Page:Montesquieu - Œuvres complètes, éd. Laboulaye, t4.djvu/181

Cette page n’a pas encore été corrigée
165
LIVRE XIV, CHAP. XI.

La peste est un mal dont les ravages sont encore plus prompts et plus rapides. Son siége principal est en Égypte, d’où elle se répand par tout l’univers. On a fait, dans la plupart des États de l’Europe, de très-bons règlements pour l’empêcher d'y pénétrer; et on a imaginé de nos jours un moyen admirable de l’arrêter : on forme une ligne de troupes autour du pays infecté, qui empêche toute communication [1].

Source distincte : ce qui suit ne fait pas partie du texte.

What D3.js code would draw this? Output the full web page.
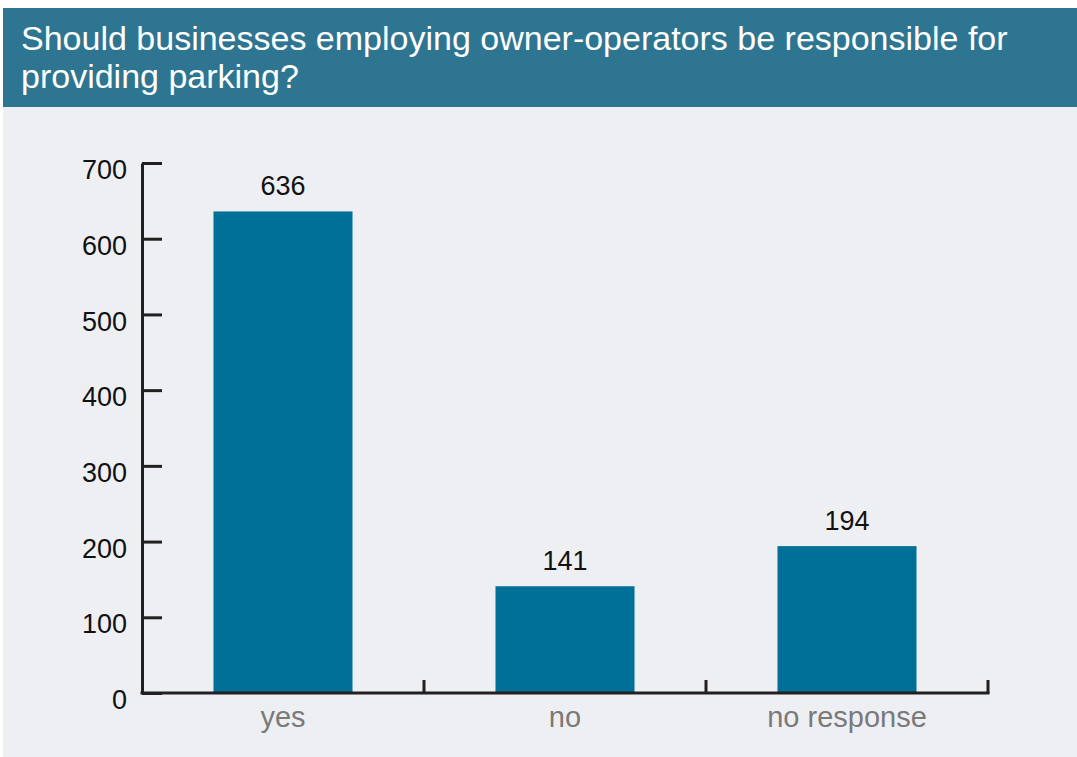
<!DOCTYPE html>
<html>
<head>
<meta charset="utf-8">
<script src="https://cdn.jsdelivr.net/npm/d3@7"></script>
<style>
  html, body { margin: 0; padding: 0; background: #fff; }
  svg { display: block; font-family: "Liberation Sans", Arial, sans-serif; }
</style>
</head>
<body>
<div id="chart"></div>
<script>
// survey answers
const categories = ['yes', 'no', 'no response'];
const counts = [636, 141, 194];
const yTicks = [0, 100, 200, 300, 400, 500, 600, 700];
const titleLines = [
  'Should businesses employing owner-operators be responsible for',
  'providing parking?'
];

(function() {
  const width = 1077;
  const height = 757;
  const margin = { top: 163, right: 89, bottom: 64, left: 142 };

  const svg = d3.select('#chart')
    .append('svg')
    .attr('width', width)
    .attr('height', height);

  // panel + title banner
  svg.append('rect')
    .attr('x', 3).attr('y', 107)
    .attr('width', width - 3).attr('height', height - 107)
    .attr('fill', '#eeeff3');

  svg.append('rect')
    .attr('x', 3).attr('y', 8)
    .attr('width', width - 3).attr('height', 99)
    .attr('fill', '#2e7591');

  svg.append('g')
    .selectAll('text')
    .data(titleLines)
    .enter()
    .append('text')
    .attr('x', 21)
    .attr('y', (d, i) => 50 + i * 38)
    .attr('fill', '#fff')
    .style('font-size', '34px')
    .text(d => d);

  const x = d3.scaleBand()
    .domain(categories)
    .range([margin.left, width - margin.right])
    .paddingInner(0.507)
    .paddingOuter(0.2535);

  const y = d3.scaleLinear()
    .domain([0, 700])
    .range([height - margin.bottom, margin.top]);

  const axisColor = '#231f20';

  // bars
  svg.append('g')
    .selectAll('rect')
    .data(counts)
    .enter()
    .append('rect')
    .attr('x', (d, i) => x(categories[i]))
    .attr('y', d => y(d))
    .attr('width', x.bandwidth())
    .attr('height', d => y(0) - y(d))
    .attr('fill', '#007099');

  // value labels
  svg.append('g')
    .selectAll('text')
    .data(counts)
    .enter()
    .append('text')
    .attr('x', (d, i) => x(categories[i]) + x.bandwidth() / 2)
    .attr('y', d => y(d) - 16)
    .attr('text-anchor', 'middle')
    .attr('fill', '#111')
    .style('font-size', '27px')
    .text(d => d);

  // y axis, ticks pointing into the plot
  const yAxis = svg.append('g')
    .attr('transform', `translate(${margin.left},0)`)
    .call(d3.axisLeft(y).tickValues(yTicks).tickSize(-20).tickPadding(15).tickSizeOuter(0));
  yAxis.select('.domain').attr('stroke', axisColor).attr('stroke-width', 3);
  yAxis.selectAll('.tick line').attr('stroke', axisColor).attr('stroke-width', 3);
  yAxis.selectAll('.tick text')
    .attr('fill', '#111')
    .attr('dy', '0.58em')
    .style('font-size', '27px')
    .style('font-family', '"Liberation Sans", Arial, sans-serif');

  // x axis: ticks on category boundaries, pointing up
  const boundaries = categories.map(c => x(c) + x.bandwidth() / 2 + x.step() / 2);
  const xg = svg.append('g')
    .attr('transform', `translate(0,${y(0)})`);
  xg.append('line')
    .attr('x1', margin.left - 1.5).attr('x2', width - margin.right + 1.5)
    .attr('stroke', axisColor).attr('stroke-width', 3);
  xg.selectAll('.bound')
    .data(boundaries)
    .enter()
    .append('line')
    .attr('class', 'bound')
    .attr('x1', d => d).attr('x2', d => d)
    .attr('y1', 0).attr('y2', -13)
    .attr('stroke', axisColor).attr('stroke-width', 3);

  xg.selectAll('.lab')
    .data(categories)
    .enter()
    .append('text')
    .attr('class', 'lab')
    .attr('x', d => x(d) + x.bandwidth() / 2)
    .attr('y', 34)
    .attr('text-anchor', 'middle')
    .attr('fill', '#7a7a7a')
    .style('font-size', '29px')
    .text(d => d);
})();
</script>
</body>
</html>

Les Turcs [2], qui n'ont à cet égard aucune police, voient les chrétiens dans la même ville échapper au danger, et eux seuls périr. Ils achètent les habits des pestiférés, s'en vétissent, et vont leur train. La doctrine d’un destin rigide qui règle tout, fait du magistrat un spectateur tranquille : il pense que Dieu a déjà tout fait, et que lui n’a rien à faire.

  1. On est moins conf‍iant aujourd'hui dans l’effet des cordons sanitaires.
  2. Bicaut, De l'empire ottoman [édit. de 1678, in-12], p. 284. (M.)